Power-efficiency spec tests storage for green credentials

The vendor-neutral measurement and reporting system was developed collaboratively by 25 member companies from the Storage Networking Industry Association.
Written by Heather Clancy, Contributor

The Storage Networking Industry Association (SNIA) has come out with a means of measuring storage devices for power efficiency -- after three years of working on the technical nitty-gritty of the measurement methods. The specification will be relevant for any organization seeking to squeeze power consumption out of its data center.

The SNIA Emerald Power Efficiency Measurement Specification (which can be downloaded for free) aims to provide a vendor-neutral means of testing how storage technology handles loads; it was developed collaboratively by 25 SNIA member companies. It tests both idle states (when a storage device is waiting for an application IO request) or active states (when the device is actually processing data transfers from a host device).
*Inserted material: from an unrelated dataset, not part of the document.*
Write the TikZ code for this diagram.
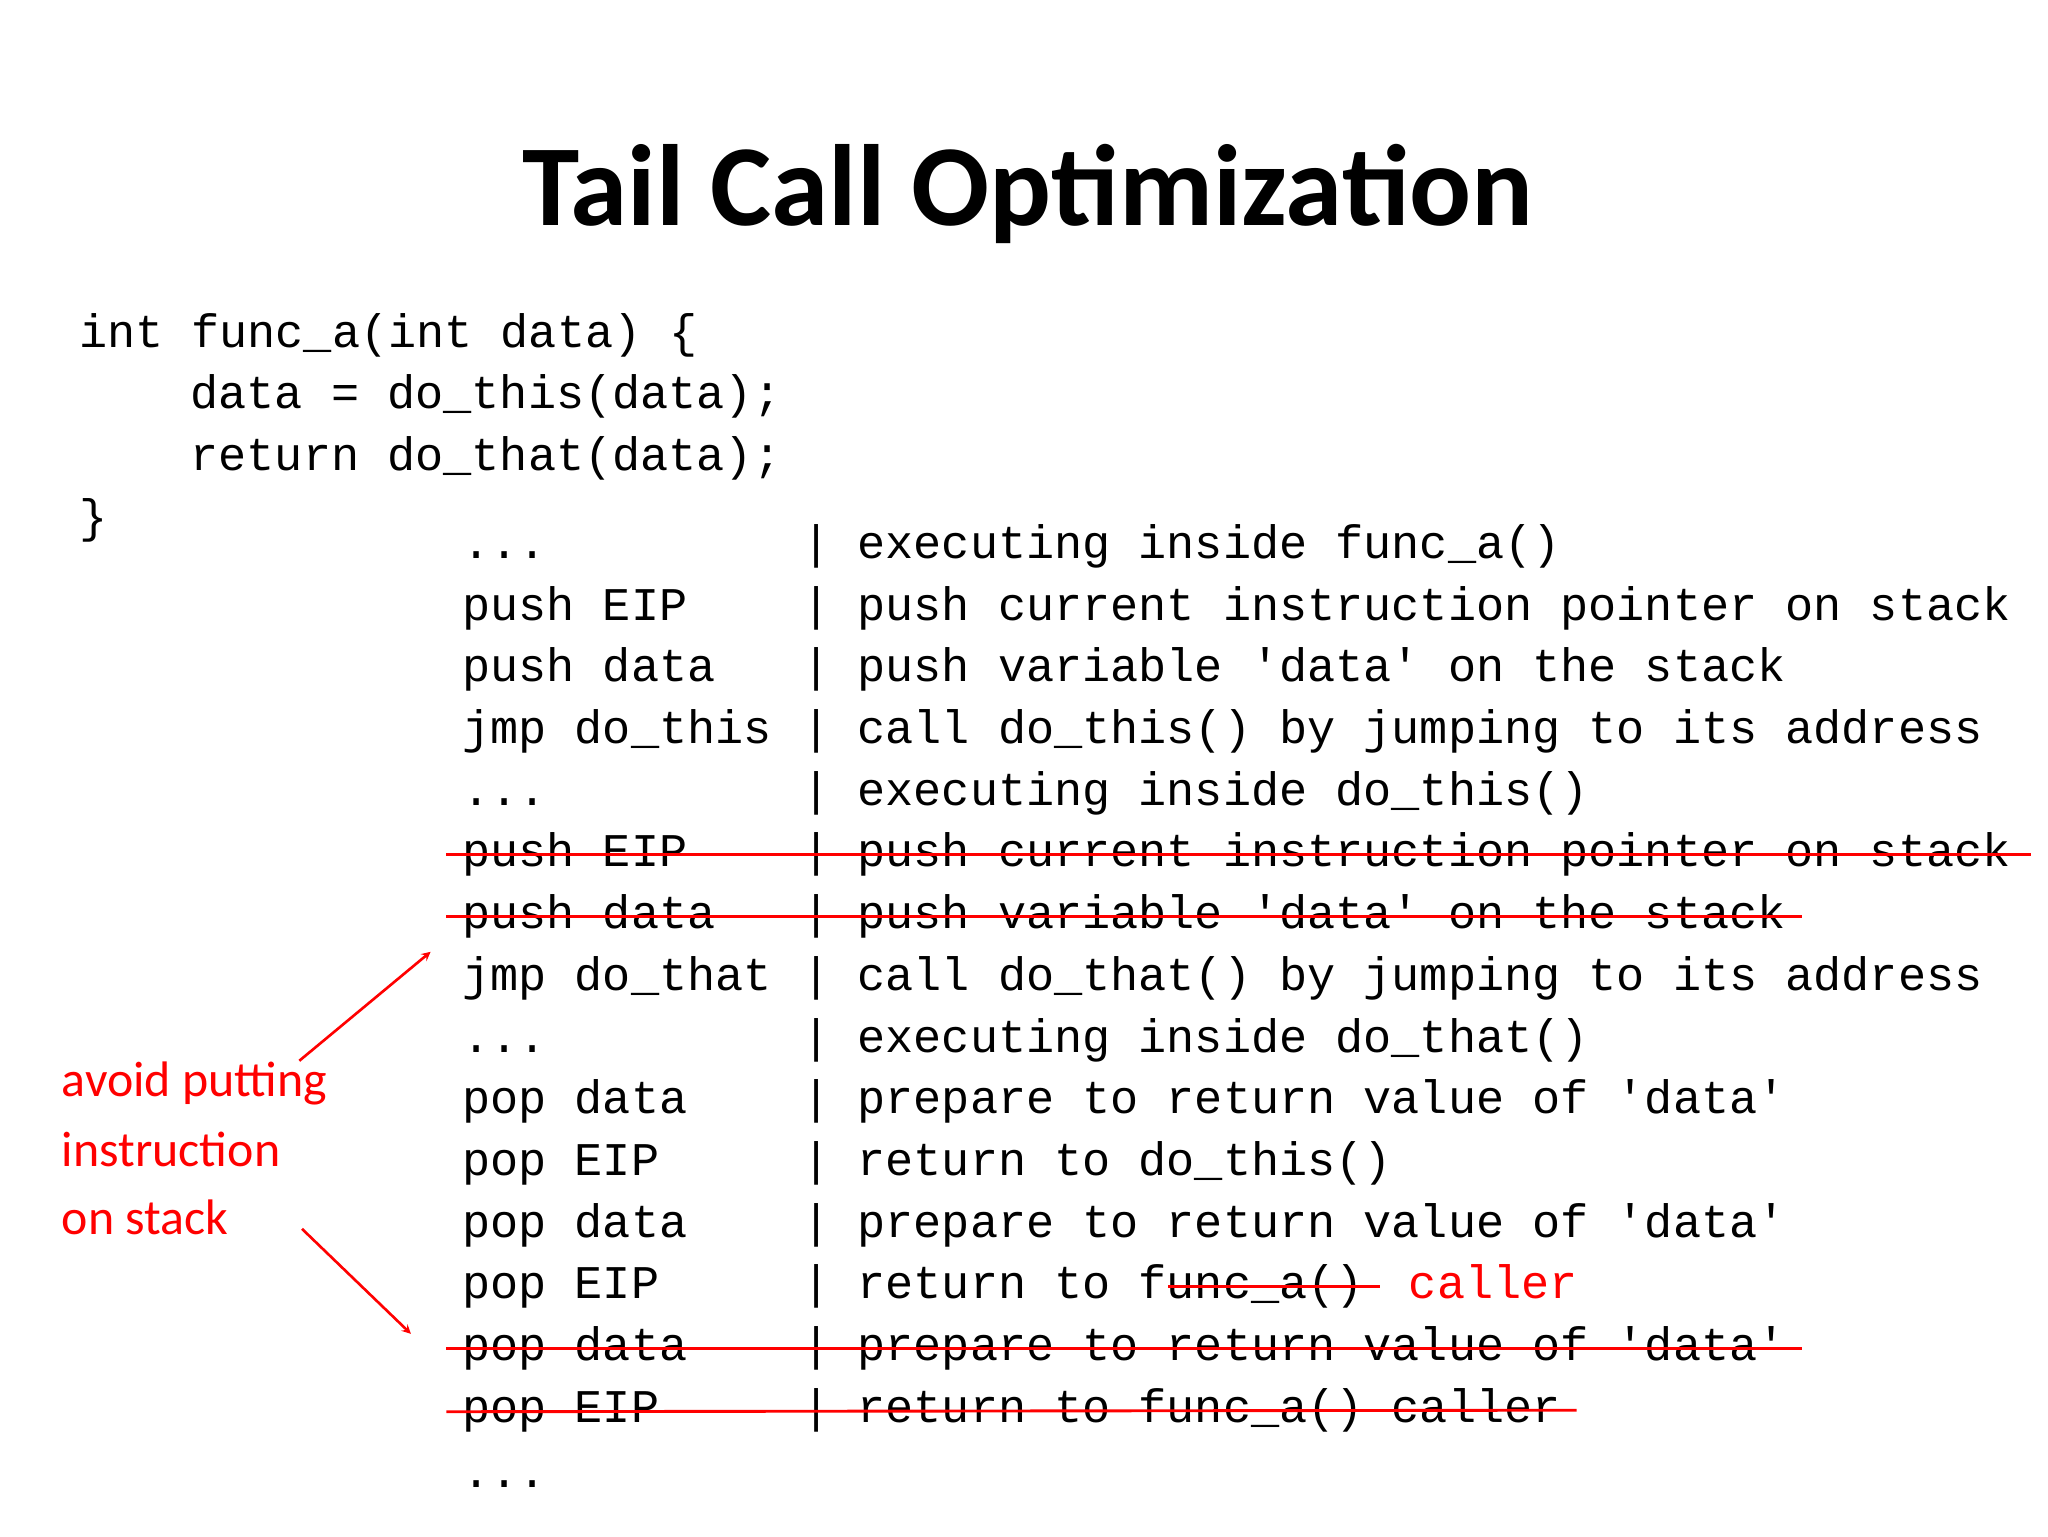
\documentclass[tikz,border=0pt]{standalone}
\usepackage{fontspec}
\setmainfont{Carlito}
\setmonofont{Liberation Mono}
\newcommand\mydts{.{}.{}.}
\begin{document}
\begin{tikzpicture}[x=1pt,y=-1pt,
  code/.style={anchor=mid west,inner sep=0pt,font=\ttfamily\fontsize{35.7}{40}\selectfont},
  red/.style={text=red},
  strike/.style={draw=red,line width=2.2pt},
  note/.style={anchor=mid west,inner sep=0pt,text=red,font=\fontsize{38}{40}\selectfont},
  arr/.style={draw=red,line width=2pt,-stealth}]
\useasboundingbox (0,0) rectangle (1560,1170);
\node[inner sep=0pt,font=\bfseries\fontsize{88}{90}\selectfont] (title) at (783,148) {Tail Call Optimization};
\node[code] (c1) at (60,262) {int func\_a(int data) \{};
\node[code] (c2) at (145,309) {data = do\_this(data);};
\node[code] (c3) at (145,356) {return do\_that(data);};
\node[code] (c4) at (60,403) {\}};
\foreach \i/\l/\r in {0/\mydts/executing inside func\_a(),
 1/push EIP/push current instruction pointer on stack,
 2/push data/push variable 'data' on the stack,
 3/jmp do\_this/call do\_this() by jumping to its address,
 4/\mydts/executing inside do\_this(),
 5/push EIP/push current instruction pointer on stack,
 6/push data/push variable 'data' on the stack,
 7/jmp do\_that/call do\_that() by jumping to its address,
 8/\mydts/executing inside do\_that(),
 9/pop data/prepare to return value of 'data',
 10/pop EIP/return to do\_this(),
 11/pop data/prepare to return value of 'data',
 13/pop data/prepare to return value of 'data',
 14/pop EIP/return to func\_a() caller}{
  \node[code] (l\i) at (352,423+47*\i) {\l};
  \node[code] (b\i) at (611,423+47*\i) {|};
  \node[code] (r\i) at (653,423+47*\i) {\r};
}
\node[code] (l12) at (352,987) {pop EIP};
\node[code] (b12) at (611,987) {|};
\node[code] (r12) at (653,987) {return to func\_a()};
\node[code,red] (cl) at (1073,987) {caller};
\node[code] (l15) at (352,1131) {\mydts};
\draw[strike] ([xshift=-12pt]l5.west) -- ([xshift=15pt]r5.east);
\draw[strike] ([xshift=-12pt]l6.west) -- ([xshift=12pt]r6.east);
\draw[strike] ([xshift=-12pt]l13.west) -- ([xshift=12pt]r13.east);
\draw[strike] ([xshift=-12pt]l14.west) -- ([xshift=12pt]r14.east);
\draw[strike] ([xshift=-149pt]r12.east) -- ([xshift=12pt]r12.east);
\node[note] (n1) at (47,833) {avoid putting};
\node[note] (n2) at (47,886) {instruction};
\node[note] (n3) at (47,938) {on stack};
\coordinate (a1) at (328,725);
\coordinate (a2) at (313,1016);
\draw[arr] (228,808) -- (a1);
\draw[arr] (230,936) -- (a2);
\end{tikzpicture}
\end{document}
The effort got a thumbs-up from one of the data center leads for the U.S. Environmental Protection Agency's Energy Star program.

"The EPA Energy Star program is very supportive of the SNIA work on the storage system taxonomy and the test measurement methods contained within the SNIA Emerald Power Efficiency Measurement Specification. The form an excellent starting point in the industry effort to understand and improve storage system energy efficiency. Additionally, the data generated using the Emerald test method will help drive a wider industry discussion on energy efficiency, testing methods and efficiency metrics."

Hewlett-Packard and IBM have already submitted test results for some of their data center storage devices, SNIA reports. System manufacturers and independent testing laboratories are being encouraged to download the tests, run them and post the results to the SNIA Emerald Program -- along with relevant configuration information such as whether the device uses thin provisioning or deduplication. They won't be able to use the logo publicly, though, until after the results are reviewed and green-lighted.